Reactive Transport Modeling of CO2-Brine–Rock Interaction on Long-Term CO2 Sequestration in Shihezi Formation

Abstract

Carbon Capture and Storage (CCS) is attracting increasing scientific attention. Although experiments can explore the chemical process of CO2 sequestration, they are limited in time. CO2 geological storage will last hundreds and thousands of years, even much longer, so the numerical simulation method is used to conduct kinetic batch modeling and reactive transport modeling. The geochemical simulation tool—TOUGHREACT—is used to imitate CO2-brine–rock interactions at the Shihezi Formation in the Ordos basin. The mechanisms of CO2-brine–rock interaction and their effects on the reservoir are discussed, especially the change in structure and properties. K-feldspar and albite will dissolve as the main primary minerals.

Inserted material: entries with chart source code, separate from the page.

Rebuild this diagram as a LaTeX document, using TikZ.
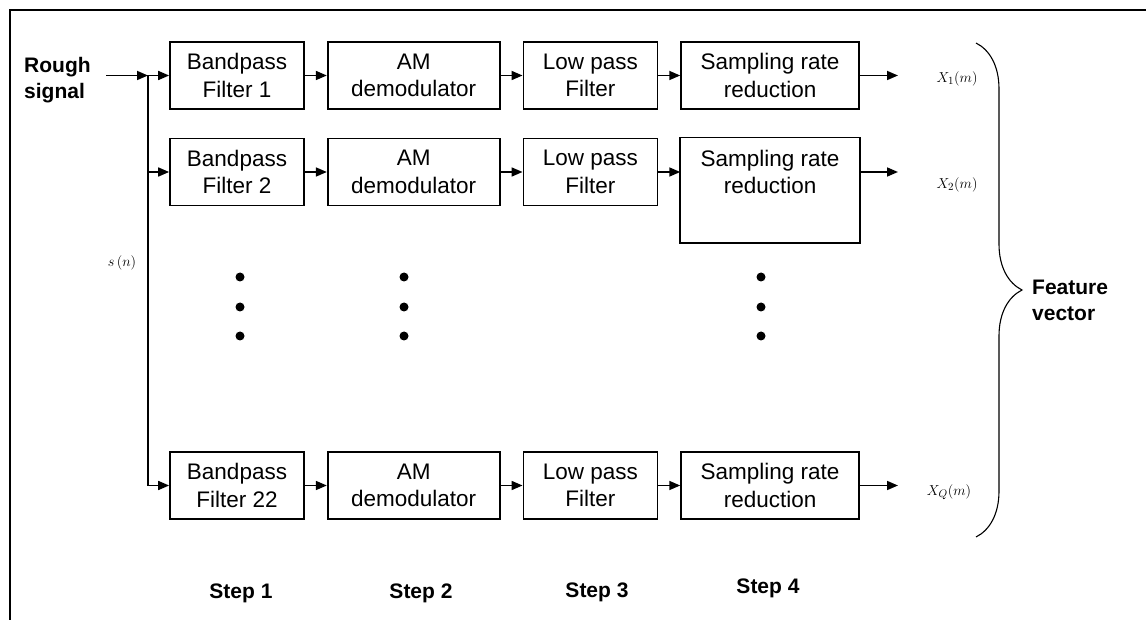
\documentclass[tikz,border=0pt]{standalone}
\usepackage[no-math]{fontspec}
\setmainfont{Liberation Sans}
\usetikzlibrary{positioning, arrows.meta, decorations.pathreplacing}

\tikzstyle{bandpass} = [
  rectangle,
  minimum width=134pt, minimum height=67pt,
  text centered, align=center, inner sep=0pt,
  draw=black, line width=1.7pt
]
\tikzstyle{demod} = [
  rectangle,
  minimum width=172pt, minimum height=67pt,
  text centered, align=center, inner sep=0pt,
  draw=black, line width=1.7pt
]
\tikzstyle{lowpass} = [
  rectangle,
  minimum width=134pt, minimum height=67pt,
  text centered, align=center, inner sep=0pt,
  draw=black, line width=1.7pt
]
\tikzstyle{reduce} = [
  rectangle,
  minimum width=178pt, minimum height=67pt,
  text centered, align=center, inner sep=0pt,
  draw=black, line width=1.7pt
]
\tikzset{
  arrow/.style={
    line width=1.7pt,
    -{Triangle[length=11pt,width=9pt]}
  }
}
\tikzset{
  boldtext/.style={font=\fontsize{21}{26}\selectfont\bfseries, align=left, inner sep=0pt},
  mathtext/.style={font=\fontsize{15.5}{18}\selectfont, inner sep=0pt}
}

\begin{document}
\begin{tikzpicture}[
  x=1pt, y=-1pt,
  font=\fontsize{22.5}{27.5}\selectfont,
  node distance=22pt
]
\useasboundingbox (0,0) rectangle (1146,620);

% frame (top and left only)
\draw[line width=1.4pt] (1146,10) -- (10,10) -- (10,620);

% ------------------------------------------------
% channel 1
% ------------------------------------------------
\node[bandpass] (bp1) at (237,75.5) {Bandpass\\Filter 1};
\node[demod, right=of bp1] (am1) {AM\\demodulator};
\node[lowpass, right=of am1] (lp1) {Low pass\\Filter};
\node[reduce, right=of lp1] (sr1) {Sampling rate\\reduction};

% ------------------------------------------------
% channel 2
% ------------------------------------------------
\node[bandpass] (bp2) at (237,172) {Bandpass\\Filter 2};
\node[demod, right=of bp2] (am2) {AM\\demodulator};
\node[lowpass, right=of am2] (lp2) {Low pass\\Filter};
\node[reduce, draw=none, right=of lp2] (sr2) {Sampling rate\\reduction};
% taller box round sr2
\draw[line width=1.7pt] (sr2.north west) rectangle ([yshift=-37pt]sr2.south east);

% ------------------------------------------------
% channel Q (last)
% ------------------------------------------------
\node[bandpass] (bpq) at (237,485.5) {Bandpass\\Filter 22};
\node[demod, right=of bpq] (amq) {AM\\demodulator};
\node[lowpass, right=of amq] (lpq) {Low pass\\Filter};
\node[reduce, right=of lpq] (srq) {Sampling rate\\reduction};

% input and bus
\node[boldtext, anchor=west] (rough) at (24,80) {Rough\\signal};
\node[mathtext] (sn) at (122,263) {$s\left(n\right)$};
\coordinate (in) at (106,75.5);
\coordinate (s1) at (148,75.5);
\coordinate (s2) at (148,172);
\coordinate (sq) at (148,485.5);

\draw[arrow] (in) -- (s1);
\draw[line width=1.7pt] (s1) -- (sq);
\draw[arrow] (s1) -- (bp1);
\draw[arrow] (s2) -- (bp2);
\draw[arrow] (sq) -- (bpq);

% chains
\draw[arrow] (bp1) -- (am1);
\draw[arrow] (am1) -- (lp1);
\draw[arrow] (lp1) -- (sr1);
\draw[arrow] (bp2) -- (am2);
\draw[arrow] (am2) -- (lp2);
\draw[arrow] (lp2) -- (sr2);
\draw[arrow] (bpq) -- (amq);
\draw[arrow] (amq) -- (lpq);
\draw[arrow] (lpq) -- (srq);

% dots
\fill (240,277) circle (4.5pt);
\fill (240,307) circle (4.5pt);
\fill (240,336) circle (4.5pt);
\fill (404,277) circle (4.5pt);
\fill (404,307) circle (4.5pt);
\fill (404,336) circle (4.5pt);
\fill (761,277) circle (4.5pt);
\fill (761,307) circle (4.5pt);
\fill (761,336) circle (4.5pt);

% outputs
\coordinate (o1) at (898,75.5);
\coordinate (o2) at (898,172);
\coordinate (oq) at (898,485.5);
\draw[arrow] (sr1) -- (o1);
\draw[arrow] (sr2) -- (o2);
\draw[arrow] (srq) -- (oq);
\node[mathtext] (x1) at (957,79) {$X_1(m)$};
\node[mathtext] (x2) at (957,185) {$X_2(m)$};
\node[mathtext] (xq) at (949,492) {$X_Q(m)$};

% brace
\coordinate (bt) at (976,43);
\coordinate (bb) at (976,537);
\draw[line width=1.1pt, decorate, decoration={brace, amplitude=46pt}] (bt) -- (bb);
\node[boldtext, anchor=west] (fv) at (1032,300) {Feature\\vector};

% steps
\node[boldtext] (st1) at (241,593) {Step 1};
\node[boldtext] (st2) at (421,593) {Step 2};
\node[boldtext] (st3) at (597,592) {Step 3};
\node[boldtext] (st4) at (768,588.5) {Step 4};

\end{tikzpicture}
\end{document}
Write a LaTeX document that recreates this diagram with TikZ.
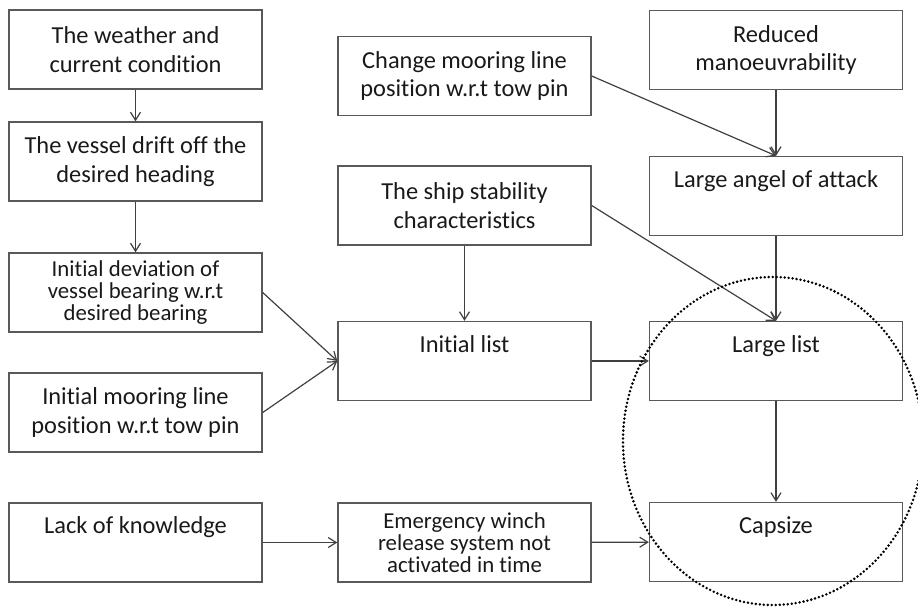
\documentclass[tikz,border=0pt]{standalone}
\usepackage{fontspec}
\setmainfont{Carlito}[Ligatures=NoCommon]
\usetikzlibrary{arrows.meta}

\begin{document}
\begin{tikzpicture}[x=0.5pt, y=-0.5pt,
    box/.style={draw=black!65, line width=0.7pt, minimum width=126.5pt, minimum height=39.5pt,
        inner sep=0pt, align=center, text=black!90, font=\fontsize{12.2}{14.2}\selectfont},
    smallbox/.style={box, font=\fontsize{11.4}{11}\selectfont},
    topbox/.style={box, text height=9pt, text depth=18pt},
    arr/.style={draw=black!75, line width=0.6pt, -{Straight Barb[length=4pt,width=5pt]}}]

    \useasboundingbox (0,0) rectangle (918,607);

    % Left column
    \node[box] (weather) at (135.5,49.5) {The weather and\\current condition};
    \node[box] (drift) at (135.5,161.5) {The vessel drift off the\\desired heading};
    \node[smallbox] (deviation) at (135.5,292.5) {Initial deviation of\\vessel bearing w.r.t\\desired bearing};
    \node[box] (mooring) at (135.5,412.5) {Initial mooring line\\position w.r.t tow pin};
    \node[topbox] (knowledge) at (135.5,542.5) {Lack of knowledge};

    % Middle column
    \node[box] (change) at (464.5,76) {Change mooring line\\position w.r.t tow pin};
    \node[box] (stability) at (464.5,205.5) {The ship stability\\characteristics};
    \node[topbox] (initlist) at (464.5,361) {Initial list};
    \node[smallbox] (winch) at (464.5,542.5) {Emergency winch\\release system not\\activated in time};

    % Right column
    \node[box] (manoeuv) at (776,50) {Reduced\\manoeuvrability};
    \node[topbox] (attack) at (776,196) {Large angel of attack};
    \node[topbox] (largelist) at (776,361) {Large list};
    \node[topbox] (capsize) at (776,542) {Capsize};

    % Arrows
    \draw[arr] (weather) -- (drift);
    \draw[arr] (drift) -- (deviation);
    \draw[arr] (deviation.east) -- (initlist.west);
    \draw[arr] (mooring.east) -- (initlist.west);
    \draw[arr] (stability) -- (initlist);
    \draw[arr] (change.east) -- (attack.north);
    \draw[arr] (manoeuv) -- (attack);
    \draw[arr] (stability.east) -- (largelist.north);
    \draw[arr] (attack) -- (largelist);
    \draw[arr] (initlist) -- (largelist);
    \draw[arr] (largelist) -- (capsize);
    \draw[arr] (knowledge) -- (winch);
    \draw[arr] (winch) -- (capsize);

    % Dotted ring
    \draw[line width=1.4pt, line cap=round, dash pattern=on 0pt off 2pt]
        (773,441) ellipse[x radius=150, y radius=164];

\end{tikzpicture}
\end{document}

However, calcite and quartz will dissolve first and precipitate last. In addition, siderite and ankerite also appear as precipitation minerals. Mineral dissolution and precipitation will alter the formation of petrophysical parameters, such as porosity and permeability, which play significant roles in the geological storage environments. Although the CO2-brine–rock interaction rate may be small, it is an ideal way of geological storage. Regardless of what minerals dissolve and precipitate, they will improve the dissolution of CO2. The interaction between rock and brine with dissolved CO2 can promote the amount of mineralization of CO2, called mineral trapping, which has a positive effect on the long-term feasibility of CO2 storage.